__Collected material__
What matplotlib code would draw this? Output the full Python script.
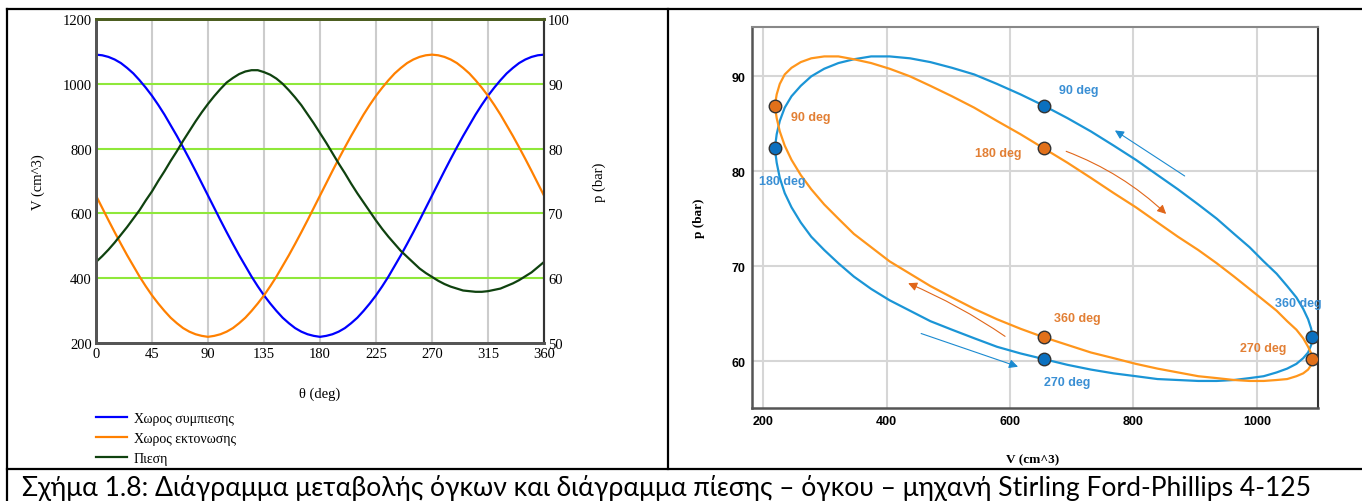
import numpy as np
import matplotlib
matplotlib.use("Agg")
import matplotlib.pyplot as plt
from matplotlib.lines import Line2D

## Values (every 5 deg of crank angle)
theta = list(range(0, 361, 5))
v_comp = [1090, 1088, 1083, 1075, 1064, 1049, 1032, 1011, 988, 963, 935, 905, 872, 839, 804, 768, 731, 693,
          655, 617, 579, 542, 506, 471, 438, 405, 375, 347, 322, 299, 278, 261, 246, 235, 227, 222, 219,
          222, 227, 235, 246, 261, 278, 299, 322, 347, 375, 405, 438, 471, 506, 542, 579, 617, 655,
          693, 731, 768, 804, 839, 872, 905, 935, 963, 988, 1011, 1032, 1049, 1064, 1075, 1083, 1088, 1090]
v_exp = [655, 617, 579, 542, 506, 471, 438, 405, 375, 347, 322, 299, 278, 261, 246, 235, 227, 222, 219,
         222, 227, 235, 246, 261, 278, 299, 322, 347, 375, 405, 438, 471, 506, 542, 579, 617, 655,
         693, 731, 768, 804, 839, 872, 905, 935, 963, 988, 1011, 1032, 1049, 1064, 1075, 1083, 1088, 1090,
         1088, 1083, 1075, 1064, 1049, 1032, 1011, 988, 963, 935, 905, 872, 839, 804, 768, 731, 693, 655]
p_bar = [62.5, 63.4, 64.4, 65.5, 66.7, 67.9, 69.2, 70.5, 72.0, 73.4, 75.0, 76.5, 78.1, 79.6, 81.2, 82.7,
         84.2, 85.6, 86.9, 88.1, 89.2, 90.2, 90.9, 91.5, 91.9, 92.1, 92.1, 91.8, 91.4, 90.8, 90.0, 89.0,
         87.9, 86.7, 85.3, 83.9, 82.4, 80.9, 79.3, 77.7, 76.2, 74.6, 73.1, 71.7, 70.3, 68.9, 67.6, 66.4,
         65.3, 64.2, 63.3, 62.4, 61.5, 60.8, 60.2, 59.6, 59.1, 58.7, 58.4, 58.1, 58.0, 57.9, 57.9, 58.0,
         58.2, 58.4, 58.8, 59.2, 59.7, 60.3, 60.9, 61.7, 62.5]

legend_labels = ["Χωρος συμπιεσης", "Χωρος εκτονωσης", "Πιεση"]
mark_deg = [90, 180, 270, 360]
mark_labels = ["90 deg", "180 deg", "270 deg", "360 deg"]
caption = "Σχήμα 1.8: Διάγραμμα μεταβολής όγκων και διάγραμμα πίεσης – όγκου – μηχανή Stirling Ford-Phillips 4-125"

W, H = 1362, 502
fig = plt.figure(figsize=(W / 100, H / 100), dpi=100)
fig.patch.set_facecolor("white")


def fx(px):
    return px / W


def fy(py):
    return 1 - py / H


serif = "Liberation Serif"

# ---------------- left panel: volumes and pressure vs angle ----------------
ax = fig.add_axes([fx(96), fy(344), fx(544) - fx(96), fy(20) - fy(344)])
ax.set_xlim(0, 360)
ax.set_ylim(200, 1200)
ax.set_xticks([0, 45, 90, 135, 180, 225, 270, 315, 360])
ax.set_yticks([200, 400, 600, 800, 1000, 1200])
for v in [45, 90, 135, 180, 225, 270, 315]:
    ax.axvline(v, color="#cccccc", lw=1.5, zorder=0)
for v in [400, 600, 800, 1000]:
    ax.axhline(v, color="#8fe83a", lw=1.5, zorder=0)
l1, = ax.plot(theta, v_comp, color="#0000ff", lw=1.6)
l2, = ax.plot(theta, v_exp, color="#ff8000", lw=1.6)
ax.tick_params(length=0, labelsize=10.5, pad=3)
for t in ax.get_xticklabels() + ax.get_yticklabels():
    t.set_fontfamily(serif)
ax.set_ylabel("V (cm^3)", fontfamily=serif, fontsize=10.5)
ax.yaxis.set_label_coords(-0.114, 0.5)
ax.set_xlabel("θ (deg)", fontfamily=serif, fontsize=10.5)
ax.xaxis.set_label_coords(0.5, -0.133)

ax2 = ax.twinx()
ax2.set_ylim(50, 100)
ax2.set_yticks([50, 60, 70, 80, 90, 100])
l3, = ax2.plot(theta, p_bar, color="#0f420f", lw=1.6)
ax2.tick_params(length=0, labelsize=10.5, pad=3)
for t in ax2.get_yticklabels():
    t.set_fontfamily(serif)
ax2.set_ylabel("p (bar)", fontfamily=serif, fontsize=10.5)
ax2.yaxis.set_label_coords(1.109, 0.5)

for a in (ax, ax2):
    a.spines["top"].set_color("#4b5d1f")
    a.spines["top"].set_linewidth(2)
    a.spines["left"].set_color("#555555")
    a.spines["left"].set_linewidth(2)
    a.spines["bottom"].set_color("#555555")
    a.spines["bottom"].set_linewidth(2)
    a.spines["right"].set_color("#333333")
    a.spines["right"].set_linewidth(1.5)

ax.legend([l1, l2, l3], legend_labels, loc="upper left", bbox_to_anchor=(0.0, -0.213),
          frameon=False, prop={"family": serif, "size": 10}, handlelength=2.2,
          handletextpad=0.5, labelspacing=0.5, borderpad=0, borderaxespad=0)

# ---------------- right panel: p-V loops ----------------
bx = fig.add_axes([fx(752), fy(409), fx(1318) - fx(752), fy(28) - fy(409)])
bx.set_xlim(182, 1099)
bx.set_ylim(55.05, 95.2)
bx.set_xticks([200, 400, 600, 800, 1000])
bx.set_yticks([60, 70, 80, 90])
bx.grid(True, color="#d6d6d6", lw=1.5)
bx.set_axisbelow(True)
blue, orange = "#1b95d6", "#ff961c"
bx.plot(v_comp, p_bar, color=blue, lw=1.6)
bx.plot(v_exp, p_bar, color=orange, lw=1.6)

idx = [theta.index(d) for d in mark_deg]
bx.plot([v_comp[i] for i in idx], [p_bar[i] for i in idx], "o", ms=9, color="#0b70bf",
        mec="#333333", mew=1, zorder=5)
bx.plot([v_exp[i] for i in idx], [p_bar[i] for i in idx], "o", ms=9, color="#e1701a",
        mec="#333333", mew=1, zorder=5)

# label offsets (data units) relative to each marker
blue_off = [(24, 1.7), (-26, -3.4), (0, -2.4), (-61, 3.6)]
orange_off = [(26, -1.2), (-112, -0.5), (-117, 1.2), (16, 2.0)]
for i, lab, (dx, dy) in zip(idx, mark_labels, blue_off):
    bx.text(v_comp[i] + dx, p_bar[i] + dy, lab, color="#3a8fd4", fontsize=9, fontweight="bold",
            ha="left", va="center", fontfamily="Liberation Sans", zorder=6)
for i, lab, (dx, dy) in zip(idx, mark_labels, orange_off):
    bx.text(v_exp[i] + dx, p_bar[i] + dy, lab, color="#e27f34", fontsize=9, fontweight="bold",
            ha="left", va="center", fontfamily="Liberation Sans", zorder=6)

# direction arrows
arrows = [((883, 79.5), (770, 84.3), "#1b8ad0", 0.0),
          ((691, 82.1), (853, 75.5), "#e0661a", -0.1),
          ((592, 62.6), (435, 68.2), "#e0661a", 0.05),
          ((456, 62.9), (613, 59.4), "#1b8ad0", 0.0)]
for tail, head, col, rad in arrows:
    bx.annotate("", xy=head, xytext=tail,
                arrowprops=dict(arrowstyle="-|>", color=col, lw=0.8, mutation_scale=13,
                                connectionstyle=f"arc3,rad={rad}", shrinkA=0, shrinkB=0))

bx.tick_params(length=0, labelsize=9, pad=5)
for t in bx.get_xticklabels() + bx.get_yticklabels():
    t.set_fontweight("bold")
    t.set_fontfamily("Liberation Sans")
bx.set_ylabel("p (bar)", fontfamily=serif, fontweight="bold", fontsize=9.5)
bx.yaxis.set_label_coords(-0.083, 0.5)
bx.set_xlabel("V (cm^3)", fontfamily=serif, fontweight="bold", fontsize=9.5)
bx.xaxis.set_label_coords(0.496, -0.118)
for s in ["left", "bottom"]:
    bx.spines[s].set_color("#555555")
    bx.spines[s].set_linewidth(1.8)
bx.spines["top"].set_color("#888888")
bx.spines["top"].set_linewidth(1.5)
bx.spines["right"].set_color("#333333")
bx.spines["right"].set_linewidth(1.5)

# ---------------- table frame and caption ----------------
frame = [((7, 7), (10, H)), ((7, W), (10, 10)), ((668, 668), (10, 470)), ((7, W), (470, 470))]
for xs, ys in frame:
    fig.add_artist(Line2D([fx(x) for x in xs], [fy(y) for y in ys], color="black", lw=1.6))

cap = fig.text(fx(22), fy(496), caption, fontfamily="Lato", fontsize=16, ha="left", va="baseline")
fig.canvas.draw()
wpx = cap.get_window_extent(fig.canvas.get_renderer()).width
cap.set_fontsize(16 * 1293 / wpx)

fig.savefig("out.png", dpi=100, facecolor="white")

__Required work__
From the first line above through the line containing "from matplotlib.lines import Line2D", copy everything exactly, without the pictures.

__Solution below__
What matplotlib code would draw this? Output the full Python script.
import numpy as np
import matplotlib
matplotlib.use("Agg")
import matplotlib.pyplot as plt
from matplotlib.lines import Line2D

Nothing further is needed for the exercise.